ST. TAMMANY, La. — The Louisiana State Police has completed its investigation into allegations former St. Tammany Parish Sheriff Jack Strain sexually abused at least four teenagers, and its findings have been turned over to the St Tammany Parish District Attorney for review, according to a spokesman.

St. Tammany Parish District Attorney Warren Montgomery will now have to review the case and decide whether to prosecute. 

The current St. Tammany Sheriff, Randy Smith, has said the sex abuse allegations came to light as federal investigators were working on a corruption case involving a privately-run inmate work release program under Strain.

Multiple sources have said the investigators have been looking into allegations Strain sexually abused at least four teens, boys and girls. It is unknown whether the alleged abuse happened when they were under 17, the age of consent in Louisiana.

Legal experts say sex crimes charges, if any are filed against Strain, would typically be state, not federal in nature.

Charging documents against two of Strain’s top deputies and closest friends, David Hanson Sr., and Clifford "Skip" Keen, implicate the former sheriff in a conspiracy to funnel him money from a privately-run inmate work release program. 

Strain has not been charged with any crime.

Hanson and Keen both face charges of conspiracy to commit honest services wire fraud and soliciting bribes.

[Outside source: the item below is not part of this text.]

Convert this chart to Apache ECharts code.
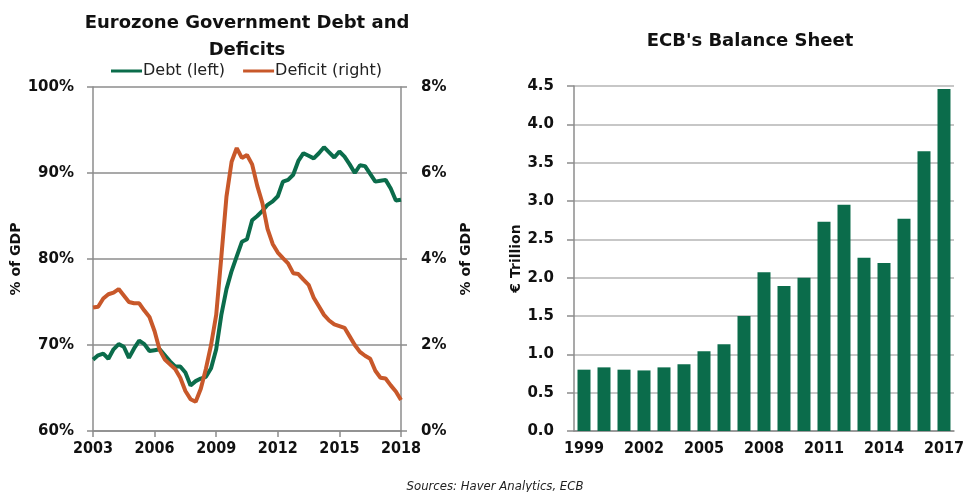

The adult children of Hanson and Keen formed a company called St. Tammany Workforce Solutions LLC a few months before Strain awarded the company a no-bid contract to run his inmate work release program in Slidell.
A series of investigative reports by WWLTV and partner newspaper the New Orleans Advocate first raised questions about the arrangement in 2013.

In the work release program, inmates at the end of their sentences worked jobs in the community during the day and stayed at the prison-like barracks overnight.

St. Tammany Workforce Solutions received state tax dollars in the form of a per diem to house the inmates and took nearly 70 percent of the inmates' pay for room and board. Court documents indicate the company made more than $1.2 million in the three years it was in operation.

Federal prosecutors allege the company kicked some of its profits back to Strain and his family members through Hanson and Keen and their children.  

The two men were charged via bill of information, a strong indication they plan to plead guilty and that they are cooperating with federal investigators in the corruption case.

Montgomery’s office did not return a request for comment by the time of publication.